> Task directions
Copy the data exactly; pictures stay out of the copy.

> Supplied data
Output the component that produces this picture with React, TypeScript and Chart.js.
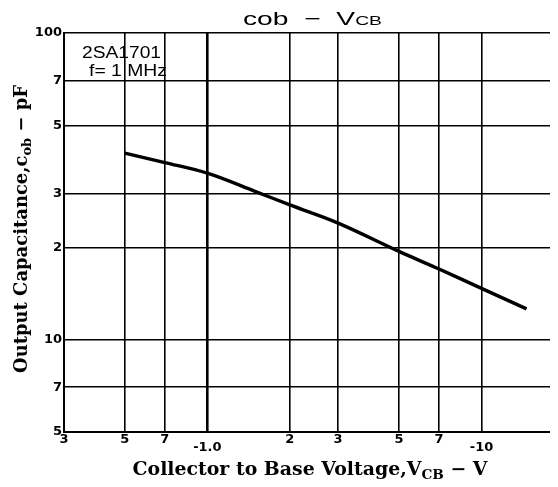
import React, { useEffect, useRef } from 'react';
import { Chart, registerables } from 'chart.js';

Chart.register(...registerables);

// |V_CB| in volts (axis is plotted on magnitude, labelled negative)
const voltages = [0.5, 0.7, 1.0, 1.5, 2, 3, 5, 7, 10, 14.6];
// Output capacitance in pF
const capacitance = [40.6, 37.8, 34.9, 30.4, 27.5, 24.0, 19.4, 17.0, 14.7, 12.6];

const xTickValues = [0.3, 0.5, 0.7, 1, 2, 3, 5, 7, 10, 20];
const xTickLabels = ['3', '5', '7', '-1.0', '2', '3', '5', '7', '-10', '2'];
const yTickValues = [5, 7, 10, 20, 30, 50, 70, 100];
const yTickLabels = ['5', '7', '10', '2', '3', '5', '7', '100'];

const titleParts = ['cob', '  \u2212  ', 'V', 'CB'];
const xTitleParts = ['Collector to Base Voltage,V', 'CB', ' \u2212 V'];
const yTitleParts = ['Output Capacitance,c', 'ob', ' \u2212 pF'];
const noteLines = ['2SA1701', 'f= 1 MHz'];

type Seg = { text: string; size: number; dy: number };

function drawFitted(
  ctx: CanvasRenderingContext2D,
  segs: Seg[],
  family: string,
  weight: string,
  cx: number,
  cy: number,
  target: number,
  angle: number
) {
  ctx.save();
  let total = 0;
  const widths = segs.map((s) => {
    ctx.font = `${weight} ${s.size}px ${family}`;
    const w = ctx.measureText(s.text).width;
    total += w;
    return w;
  });
  ctx.translate(cx, cy);
  ctx.rotate(angle);
  ctx.scale(target / total, 1);
  ctx.fillStyle = '#000';
  ctx.textBaseline = 'alphabetic';
  ctx.textAlign = 'left';
  let x = -total / 2;
  segs.forEach((s, i) => {
    ctx.font = `${weight} ${s.size}px ${family}`;
    ctx.fillText(s.text, x, s.dy);
    x += widths[i];
  });
  ctx.restore();
}

const textPlugin = {
  id: 'customTexts',
  afterDraw(chart: any) {
    const ctx: CanvasRenderingContext2D = chart.ctx;
    const a = chart.chartArea;
    const cxArea = (a.left + a.right) / 2;
    // top title
    drawFitted(
      ctx,
      [
        { text: titleParts[0], size: 19, dy: 0 },
        { text: titleParts[1], size: 19, dy: 0 },
        { text: titleParts[2], size: 19, dy: 0 },
        { text: titleParts[3], size: 13, dy: 0 },
      ],
      '"Liberation Sans", Arial, sans-serif',
      'normal',
      304.5,
      17,
      139,
      0
    );
    // x title
    drawFitted(
      ctx,
      [
        { text: xTitleParts[0], size: 18, dy: 0 },
        { text: xTitleParts[1], size: 13, dy: 4 },
        { text: xTitleParts[2], size: 18, dy: 0 },
      ],
      '"DejaVu Serif", serif',
      'bold',
      cxArea - 4,
      467,
      355,
      0
    );
    // y title
    drawFitted(
      ctx,
      [
        { text: yTitleParts[0], size: 18, dy: 0 },
        { text: yTitleParts[1], size: 13, dy: 4 },
        { text: yTitleParts[2], size: 18, dy: 0 },
      ],
      '"DejaVu Serif", serif',
      'bold',
      19,
      221,
      288,
      -Math.PI / 2
    );
    // note
    ctx.save();
    ctx.fillStyle = '#000';
    ctx.font = 'normal 16px "Liberation Sans", Arial, sans-serif';
    ctx.textBaseline = 'alphabetic';
    ctx.textAlign = 'left';
    const drawNote = (t: string, x: number, y: number, w: number) => {
      const m = ctx.measureText(t).width;
      ctx.save();
      ctx.translate(x, y);
      ctx.scale(w / m, 1);
      ctx.fillText(t, 0, 0);
      ctx.restore();
    };
    drawNote(noteLines[0], 74, 50, 79);
    drawNote(noteLines[1], 81, 68, 78);
    ctx.restore();
  },
};

export default function App() {
  const canvasRef = useRef<HTMLCanvasElement | null>(null);

  useEffect(() => {
    document.body.style.overflow = 'hidden';
    const canvas = canvasRef.current;
    if (!canvas) return;
    const chart = new Chart(canvas, {
      type: 'scatter',
      data: {
        datasets: [
          {
            data: voltages.map((v, i) => ({ x: v, y: capacitance[i] })),
            showLine: true,
            borderColor: '#000',
            backgroundColor: '#000',
            borderWidth: 3.4,
            pointRadius: 0,
            tension: 0.35,
          },
        ],
      },
      options: {
        responsive: false,
        animation: false,
        devicePixelRatio: 1,
        layout: { padding: { top: 25, right: 16, left: 0, bottom: 0 } },
        plugins: {
          legend: { display: false },
          tooltip: { enabled: false },
          title: { display: false },
        },
        scales: {
          x: {
            type: 'logarithmic',
            min: 0.3,
            max: 20,
            afterBuildTicks: (scale: any) => {
              scale.ticks = xTickValues.map((v) => ({ value: v }));
            },
            afterFit: (scale: any) => {
              scale.height = 55;
            },
            ticks: {
              autoSkip: false,
              maxRotation: 0,
              minRotation: 0,
              padding: 4,
              color: '#000',
              font: { family: '"DejaVu Sans", sans-serif', size: 13, weight: 'bold', lineHeight: 0.62 },
              callback: (_v: any, i: number) => {
                const l = xTickLabels[i];
                return l && l.startsWith('-') ? ['', l] : l;
              },
            },
            grid: {
              color: '#000',
              lineWidth: (c: any) => (c.tick && c.tick.value === 1 ? 2.6 : 1.6),
              drawTicks: false,
            },
            border: { display: true, color: '#000', width: 2 },
          },
          y: {
            type: 'logarithmic',
            min: 5,
            max: 100,
            afterBuildTicks: (scale: any) => {
              scale.ticks = yTickValues.map((v) => ({ value: v }));
            },
            afterFit: (scale: any) => {
              scale.width = 56;
            },
            ticks: {
              autoSkip: false,
              padding: 2,
              color: '#000',
              font: { family: '"DejaVu Sans", sans-serif', size: 13, weight: 'bold' },
              callback: (_v: any, i: number) => yTickLabels[i],
            },
            grid: {
              color: '#000',
              lineWidth: 1.6,
              drawTicks: false,
            },
            border: { display: true, color: '#000', width: 2 },
          },
        },
      },
      plugins: [textPlugin],
    } as any);
    return () => chart.destroy();
  }, []);

  return (
    <div style={{ width: 550, height: 479, overflow: 'hidden', position: 'relative' }}>
      <canvas ref={canvasRef} width={572} height={479} style={{ display: 'block' }} />
    </div>
  );
}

> Expected output
Output the component that produces this picture with React, TypeScript and Chart.js.
import React, { useEffect, useRef } from 'react';
import { Chart, registerables } from 'chart.js';

Chart.register(...registerables);

// |V_CB| in volts (axis is plotted on magnitude, labelled negative)
const voltages = [0.5, 0.7, 1.0, 1.5, 2, 3, 5, 7, 10, 14.6];
// Output capacitance in pF
const capacitance = [40.6, 37.8, 34.9, 30.4, 27.5, 24.0, 19.4, 17.0, 14.7, 12.6];

const xTickValues = [0.3, 0.5, 0.7, 1, 2, 3, 5, 7, 10, 20];
const xTickLabels = ['3', '5', '7', '-1.0', '2', '3', '5', '7', '-10', '2'];
const yTickValues = [5, 7, 10, 20, 30, 50, 70, 100];
const yTickLabels = ['5', '7', '10', '2', '3', '5', '7', '100'];

const titleParts = ['cob', '  \u2212  ', 'V', 'CB'];
const xTitleParts = ['Collector to Base Voltage,V', 'CB', ' \u2212 V'];
const yTitleParts = ['Output Capacitance,c', 'ob', ' \u2212 pF'];
const noteLines = ['2SA1701', 'f= 1 MHz'];

type Seg = { text: string; size: number; dy: number };

function drawFitted(
  ctx: CanvasRenderingContext2D,
  segs: Seg[],
  family: string,
  weight: string,
  cx: number,
  cy: number,
  target: number,
  angle: number
) {
  ctx.save();
  let total = 0;
  const widths = segs.map((s) => {
    ctx.font = `${weight} ${s.size}px ${family}`;
    const w = ctx.measureText(s.text).width;
    total += w;
    return w;
  });
  ctx.translate(cx, cy);
  ctx.rotate(angle);
  ctx.scale(target / total, 1);
  ctx.fillStyle = '#000';
  ctx.textBaseline = 'alphabetic';
  ctx.textAlign = 'left';
  let x = -total / 2;
  segs.forEach((s, i) => {
    ctx.font = `${weight} ${s.size}px ${family}`;
    ctx.fillText(s.text, x, s.dy);
    x += widths[i];
  });
  ctx.restore();
}

const textPlugin = {
  id: 'customTexts',
  afterDraw(chart: any) {
    const ctx: CanvasRenderingContext2D = chart.ctx;
    const a = chart.chartArea;
    const cxArea = (a.left + a.right) / 2;
    // top title
    drawFitted(
      ctx,
      [
        { text: titleParts[0], size: 19, dy: 0 },
        { text: titleParts[1], size: 19, dy: 0 },
        { text: titleParts[2], size: 19, dy: 0 },
        { text: titleParts[3], size: 13, dy: 0 },
      ],
      '"Liberation Sans", Arial, sans-serif',
      'normal',
      304.5,
      17,
      139,
      0
    );
    // x title
    drawFitted(
      ctx,
      [
        { text: xTitleParts[0], size: 18, dy: 0 },
        { text: xTitleParts[1], size: 13, dy: 4 },
        { text: xTitleParts[2], size: 18, dy: 0 },
      ],
      '"DejaVu Serif", serif',
      'bold',
      cxArea - 4,
      467,
      355,
      0
    );
    // y title
    drawFitted(
      ctx,
      [
        { text: yTitleParts[0], size: 18, dy: 0 },
        { text: yTitleParts[1], size: 13, dy: 4 },
        { text: yTitleParts[2], size: 18, dy: 0 },
      ],
      '"DejaVu Serif", serif',
      'bold',
      19,
      221,
      288,
      -Math.PI / 2
    );
    // note
    ctx.save();
    ctx.fillStyle = '#000';
    ctx.font = 'normal 16px "Liberation Sans", Arial, sans-serif';
    ctx.textBaseline = 'alphabetic';
    ctx.textAlign = 'left';
    const drawNote = (t: string, x: number, y: number, w: number) => {
      const m = ctx.measureText(t).width;
      ctx.save();
      ctx.translate(x, y);
      ctx.scale(w / m, 1);
      ctx.fillText(t, 0, 0);
      ctx.restore();
    };
    drawNote(noteLines[0], 74, 50, 79);
    drawNote(noteLines[1], 81, 68, 78);
    ctx.restore();
  },
};

export default function App() {
  const canvasRef = useRef<HTMLCanvasElement | null>(null);

  useEffect(() => {
    document.body.style.overflow = 'hidden';
    const canvas = canvasRef.current;
    if (!canvas) return;
    const chart = new Chart(canvas, {
      type: 'scatter',
      data: {
        datasets: [
          {
            data: voltages.map((v, i) => ({ x: v, y: capacitance[i] })),
            showLine: true,
            borderColor: '#000',
            backgroundColor: '#000',
            borderWidth: 3.4,
            pointRadius: 0,
            tension: 0.35,
          },
        ],
      },
      options: {
        responsive: false,
        animation: false,
        devicePixelRatio: 1,
        layout: { padding: { top: 25, right: 16, left: 0, bottom: 0 } },
        plugins: {
          legend: { display: false },
          tooltip: { enabled: false },
          title: { display: false },
        },
        scales: {
          x: {
            type: 'logarithmic',
            min: 0.3,
            max: 20,
            afterBuildTicks: (scale: any) => {
              scale.ticks = xTickValues.map((v) => ({ value: v }));
            },
            afterFit: (scale: any) => {
              scale.height = 55;
            },
            ticks: {
              autoSkip: false,
              maxRotation: 0,
              minRotation: 0,
              padding: 4,
              color: '#000',
              font: { family: '"DejaVu Sans", sans-serif', size: 13, weight: 'bold', lineHeight: 0.62 },
              callback: (_v: any, i: number) => {
                const l = xTickLabels[i];
                return l && l.startsWith('-') ? ['', l] : l;
              },
            },
            grid: {
              color: '#000',
              lineWidth: (c: any) => (c.tick && c.tick.value === 1 ? 2.6 : 1.6),
              drawTicks: false,
            },
            border: { display: true, color: '#000', width: 2 },
          },
          y: {
            type: 'logarithmic',
            min: 5,
            max: 100,
            afterBuildTicks: (scale: any) => {
              scale.ticks = yTickValues.map((v) => ({ value: v }));
            },
            afterFit: (scale: any) => {
              scale.width = 56;
            },
            ticks: {
              autoSkip: false,
              padding: 2,
              color: '#000',
              font: { family: '"DejaVu Sans", sans-serif', size: 13, weight: 'bold' },
              callback: (_v: any, i: number) => yTickLabels[i],
            },
            grid: {
              color: '#000',
              lineWidth: 1.6,
              drawTicks: false,
            },
            border: { display: true, color: '#000', width: 2 },
          },
        },
      },
      plugins: [textPlugin],
    } as any);
    return () => chart.destroy();
  }, []);

  return (
    <div style={{ width: 550, height: 479, overflow: 'hidden', position: 'relative' }}>
      <canvas ref={canvasRef} width={572} height={479} style={{ display: 'block' }} />
    </div>
  );
}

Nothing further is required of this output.